## REQUEST
Extract the text of each entry below exactly, leaving every image behind.

Stored entries
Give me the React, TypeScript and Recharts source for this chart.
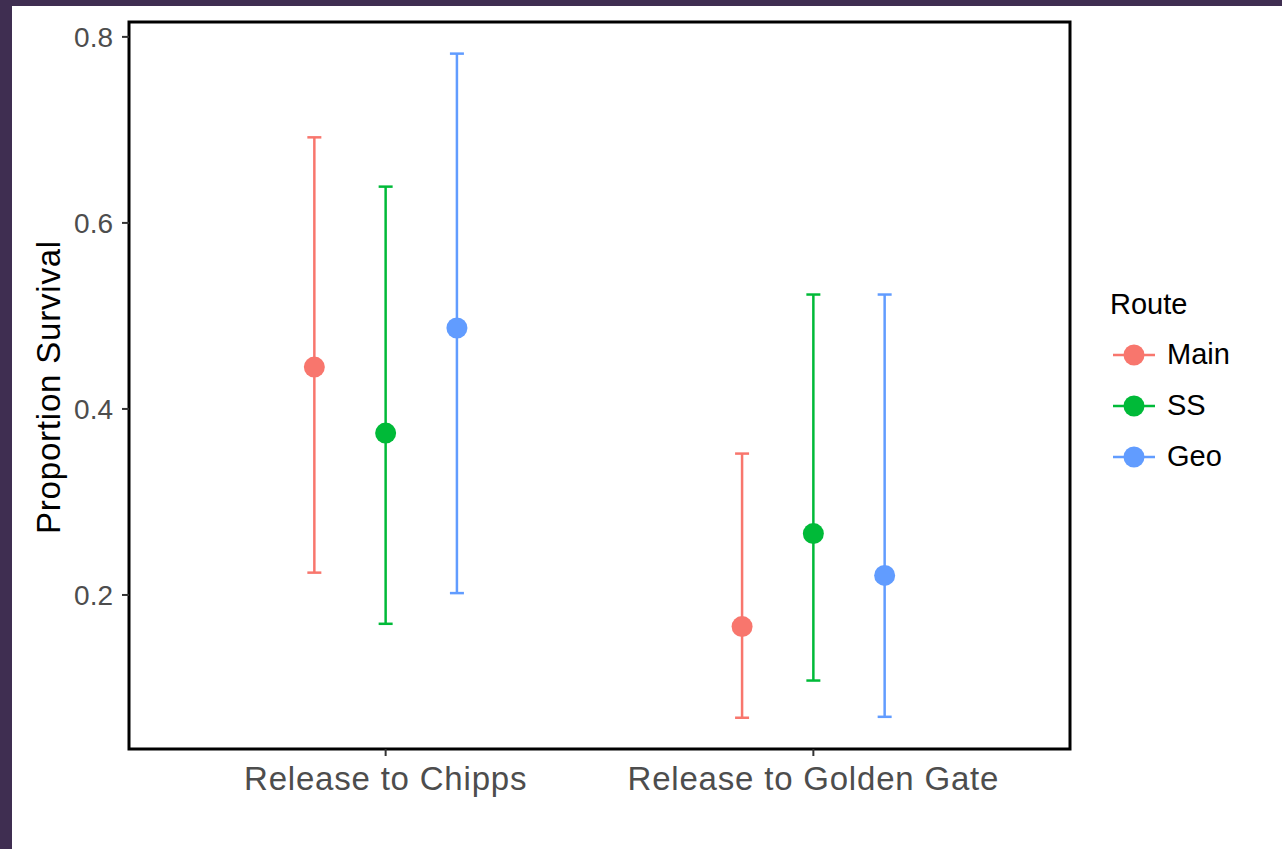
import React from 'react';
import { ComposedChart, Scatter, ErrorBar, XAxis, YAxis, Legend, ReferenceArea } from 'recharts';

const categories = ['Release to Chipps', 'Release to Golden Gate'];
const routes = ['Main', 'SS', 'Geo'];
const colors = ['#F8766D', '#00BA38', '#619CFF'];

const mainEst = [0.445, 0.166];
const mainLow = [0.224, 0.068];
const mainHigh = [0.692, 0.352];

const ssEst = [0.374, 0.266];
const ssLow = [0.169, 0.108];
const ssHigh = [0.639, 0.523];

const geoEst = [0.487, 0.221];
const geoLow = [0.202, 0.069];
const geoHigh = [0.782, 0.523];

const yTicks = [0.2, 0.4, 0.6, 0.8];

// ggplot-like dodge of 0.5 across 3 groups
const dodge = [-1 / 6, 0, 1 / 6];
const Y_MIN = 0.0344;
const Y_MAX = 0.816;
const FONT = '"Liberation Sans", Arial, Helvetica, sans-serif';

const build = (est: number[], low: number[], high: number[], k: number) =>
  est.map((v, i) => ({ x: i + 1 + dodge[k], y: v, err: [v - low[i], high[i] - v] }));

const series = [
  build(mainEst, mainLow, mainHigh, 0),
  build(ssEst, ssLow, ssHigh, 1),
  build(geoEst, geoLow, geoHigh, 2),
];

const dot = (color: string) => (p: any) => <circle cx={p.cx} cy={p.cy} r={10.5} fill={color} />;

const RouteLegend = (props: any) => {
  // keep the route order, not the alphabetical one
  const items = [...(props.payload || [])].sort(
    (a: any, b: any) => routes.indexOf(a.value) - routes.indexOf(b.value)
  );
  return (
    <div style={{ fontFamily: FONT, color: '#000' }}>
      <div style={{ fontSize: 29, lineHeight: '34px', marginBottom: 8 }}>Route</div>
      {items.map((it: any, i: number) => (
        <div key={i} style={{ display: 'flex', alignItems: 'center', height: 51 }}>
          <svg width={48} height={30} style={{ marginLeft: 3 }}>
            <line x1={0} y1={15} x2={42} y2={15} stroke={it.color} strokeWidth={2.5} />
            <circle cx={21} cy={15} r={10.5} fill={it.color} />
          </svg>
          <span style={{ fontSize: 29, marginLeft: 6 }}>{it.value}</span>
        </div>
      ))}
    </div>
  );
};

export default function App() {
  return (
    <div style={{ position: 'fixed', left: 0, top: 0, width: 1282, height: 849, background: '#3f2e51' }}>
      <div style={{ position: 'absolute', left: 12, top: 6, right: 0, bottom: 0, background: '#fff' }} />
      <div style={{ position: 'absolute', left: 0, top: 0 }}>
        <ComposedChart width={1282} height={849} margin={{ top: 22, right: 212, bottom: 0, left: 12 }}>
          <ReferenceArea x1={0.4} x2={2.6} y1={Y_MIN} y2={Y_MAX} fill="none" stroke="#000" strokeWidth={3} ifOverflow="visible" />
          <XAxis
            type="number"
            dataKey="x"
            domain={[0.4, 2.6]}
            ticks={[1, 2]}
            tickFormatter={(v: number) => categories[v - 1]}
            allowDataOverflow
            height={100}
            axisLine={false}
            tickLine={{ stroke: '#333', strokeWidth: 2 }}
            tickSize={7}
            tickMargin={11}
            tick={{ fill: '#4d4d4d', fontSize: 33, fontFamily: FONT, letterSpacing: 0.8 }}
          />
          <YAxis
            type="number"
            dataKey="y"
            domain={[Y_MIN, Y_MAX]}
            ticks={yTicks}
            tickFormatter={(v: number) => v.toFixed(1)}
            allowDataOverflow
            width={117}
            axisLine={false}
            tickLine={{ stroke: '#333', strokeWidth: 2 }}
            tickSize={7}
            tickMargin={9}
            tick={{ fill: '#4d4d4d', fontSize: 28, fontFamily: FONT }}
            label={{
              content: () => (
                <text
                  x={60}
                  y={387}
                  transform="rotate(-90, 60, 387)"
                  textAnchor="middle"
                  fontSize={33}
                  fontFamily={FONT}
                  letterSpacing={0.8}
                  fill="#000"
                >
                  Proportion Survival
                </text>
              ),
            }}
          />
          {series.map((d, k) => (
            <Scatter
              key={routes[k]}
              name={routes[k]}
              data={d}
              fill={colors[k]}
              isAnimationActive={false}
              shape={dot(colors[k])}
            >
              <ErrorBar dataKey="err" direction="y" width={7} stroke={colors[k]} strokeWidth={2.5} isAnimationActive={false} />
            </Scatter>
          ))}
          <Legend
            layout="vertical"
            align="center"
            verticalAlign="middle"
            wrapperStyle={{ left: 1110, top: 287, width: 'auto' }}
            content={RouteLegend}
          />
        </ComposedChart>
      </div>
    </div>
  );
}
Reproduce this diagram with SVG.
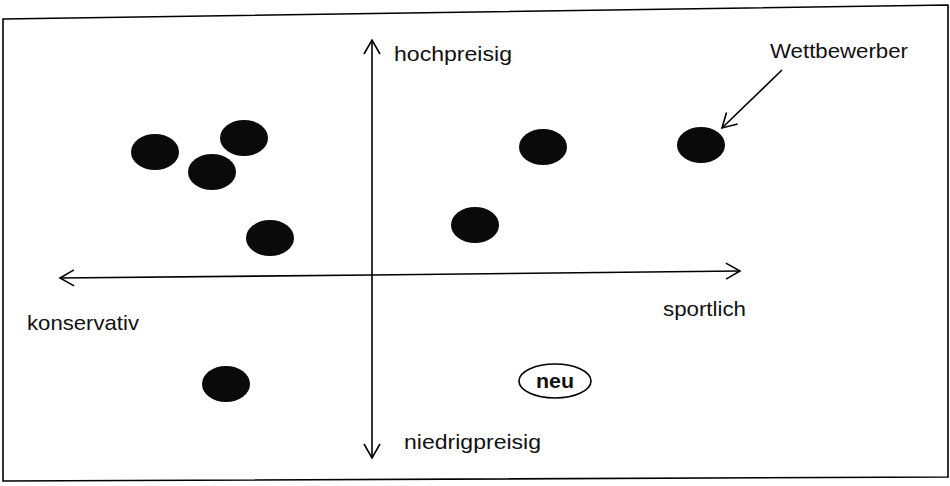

## SOLUTION TO THE PROBLEM
Give me the React, TypeScript and Recharts source for this chart.
import React from 'react';
import { ComposedChart, Scatter, ErrorBar, XAxis, YAxis, Legend, ReferenceArea } from 'recharts';

const categories = ['Release to Chipps', 'Release to Golden Gate'];
const routes = ['Main', 'SS', 'Geo'];
const colors = ['#F8766D', '#00BA38', '#619CFF'];

const mainEst = [0.445, 0.166];
const mainLow = [0.224, 0.068];
const mainHigh = [0.692, 0.352];

const ssEst = [0.374, 0.266];
const ssLow = [0.169, 0.108];
const ssHigh = [0.639, 0.523];

const geoEst = [0.487, 0.221];
const geoLow = [0.202, 0.069];
const geoHigh = [0.782, 0.523];

const yTicks = [0.2, 0.4, 0.6, 0.8];

// ggplot-like dodge of 0.5 across 3 groups
const dodge = [-1 / 6, 0, 1 / 6];
const Y_MIN = 0.0344;
const Y_MAX = 0.816;
const FONT = '"Liberation Sans", Arial, Helvetica, sans-serif';

const build = (est: number[], low: number[], high: number[], k: number) =>
  est.map((v, i) => ({ x: i + 1 + dodge[k], y: v, err: [v - low[i], high[i] - v] }));

const series = [
  build(mainEst, mainLow, mainHigh, 0),
  build(ssEst, ssLow, ssHigh, 1),
  build(geoEst, geoLow, geoHigh, 2),
];

const dot = (color: string) => (p: any) => <circle cx={p.cx} cy={p.cy} r={10.5} fill={color} />;

const RouteLegend = (props: any) => {
  // keep the route order, not the alphabetical one
  const items = [...(props.payload || [])].sort(
    (a: any, b: any) => routes.indexOf(a.value) - routes.indexOf(b.value)
  );
  return (
    <div style={{ fontFamily: FONT, color: '#000' }}>
      <div style={{ fontSize: 29, lineHeight: '34px', marginBottom: 8 }}>Route</div>
      {items.map((it: any, i: number) => (
        <div key={i} style={{ display: 'flex', alignItems: 'center', height: 51 }}>
          <svg width={48} height={30} style={{ marginLeft: 3 }}>
            <line x1={0} y1={15} x2={42} y2={15} stroke={it.color} strokeWidth={2.5} />
            <circle cx={21} cy={15} r={10.5} fill={it.color} />
          </svg>
          <span style={{ fontSize: 29, marginLeft: 6 }}>{it.value}</span>
        </div>
      ))}
    </div>
  );
};

export default function App() {
  return (
    <div style={{ position: 'fixed', left: 0, top: 0, width: 1282, height: 849, background: '#3f2e51' }}>
      <div style={{ position: 'absolute', left: 12, top: 6, right: 0, bottom: 0, background: '#fff' }} />
      <div style={{ position: 'absolute', left: 0, top: 0 }}>
        <ComposedChart width={1282} height={849} margin={{ top: 22, right: 212, bottom: 0, left: 12 }}>
          <ReferenceArea x1={0.4} x2={2.6} y1={Y_MIN} y2={Y_MAX} fill="none" stroke="#000" strokeWidth={3} ifOverflow="visible" />
          <XAxis
            type="number"
            dataKey="x"
            domain={[0.4, 2.6]}
            ticks={[1, 2]}
            tickFormatter={(v: number) => categories[v - 1]}
            allowDataOverflow
            height={100}
            axisLine={false}
            tickLine={{ stroke: '#333', strokeWidth: 2 }}
            tickSize={7}
            tickMargin={11}
            tick={{ fill: '#4d4d4d', fontSize: 33, fontFamily: FONT, letterSpacing: 0.8 }}
          />
          <YAxis
            type="number"
            dataKey="y"
            domain={[Y_MIN, Y_MAX]}
            ticks={yTicks}
            tickFormatter={(v: number) => v.toFixed(1)}
            allowDataOverflow
            width={117}
            axisLine={false}
            tickLine={{ stroke: '#333', strokeWidth: 2 }}
            tickSize={7}
            tickMargin={9}
            tick={{ fill: '#4d4d4d', fontSize: 28, fontFamily: FONT }}
            label={{
              content: () => (
                <text
                  x={60}
                  y={387}
                  transform="rotate(-90, 60, 387)"
                  textAnchor="middle"
                  fontSize={33}
                  fontFamily={FONT}
                  letterSpacing={0.8}
                  fill="#000"
                >
                  Proportion Survival
                </text>
              ),
            }}
          />
          {series.map((d, k) => (
            <Scatter
              key={routes[k]}
              name={routes[k]}
              data={d}
              fill={colors[k]}
              isAnimationActive={false}
              shape={dot(colors[k])}
            >
              <ErrorBar dataKey="err" direction="y" width={7} stroke={colors[k]} strokeWidth={2.5} isAnimationActive={false} />
            </Scatter>
          ))}
          <Legend
            layout="vertical"
            align="center"
            verticalAlign="middle"
            wrapperStyle={{ left: 1110, top: 287, width: 'auto' }}
            content={RouteLegend}
          />
        </ComposedChart>
      </div>
    </div>
  );
}
Reproduce this diagram with SVG.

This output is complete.